Quels sont tes projets pour la suite ?

Je suis à l’affiche de deux prochains films. Début 2023, je joue dans Magnificat aux côtés de Karin Viard et François Berléand. L’histoire est celle d’une découverte qui chamboule : après la mort d’un prêtre adoré de son église, on se rend compte qu’il s’agissait d’une femme. Une femme qui voulait devenir prêtre. J’y joue un second rôle mais très cool. 

Je jouerai également dans Un coup de maître de Rémi Bezançon. J’ai tourné en Belgique avec Vincent Macaigne et Bouli Lanners : l’histoire d’un peintre torturé et d’un galeriste confronté à l’arrivée de la crypto-monnaie et du NFT. Une amitié entre cet artiste qui n’arrive pas à vivre avec son temps et un galeriste qui doit bien répondre aux contraintes du business. Je joue le rôle de l’assistante de Vincent Macaigne, une galeriste dans l’ère du temps. 
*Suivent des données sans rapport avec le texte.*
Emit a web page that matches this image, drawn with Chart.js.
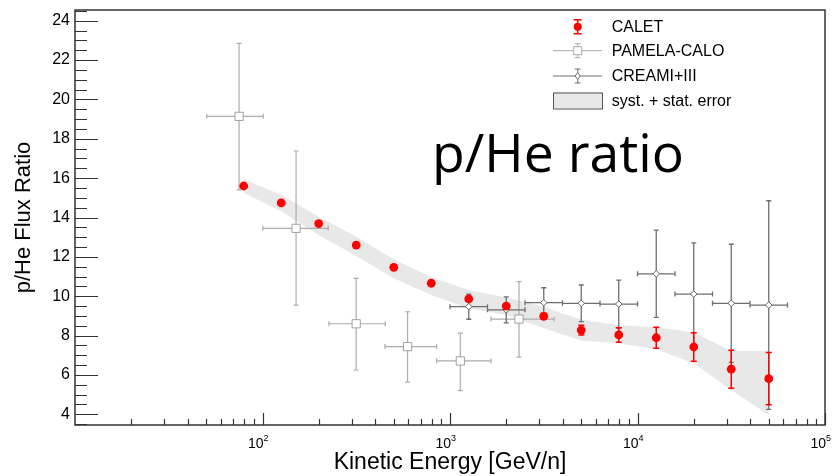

“Dans Les Miens, je joue mon propre rôle, celui d’Anaïde. Le film raconte le chamboulement de toute ma famille après la commotion cérébrale de mon oncle. Un accident qui a suscité une perte de l’envie, des changements d’humeurs, de l’agressivité. Il parlait, sans filtre, des tabous et des non-dits de notre famille.”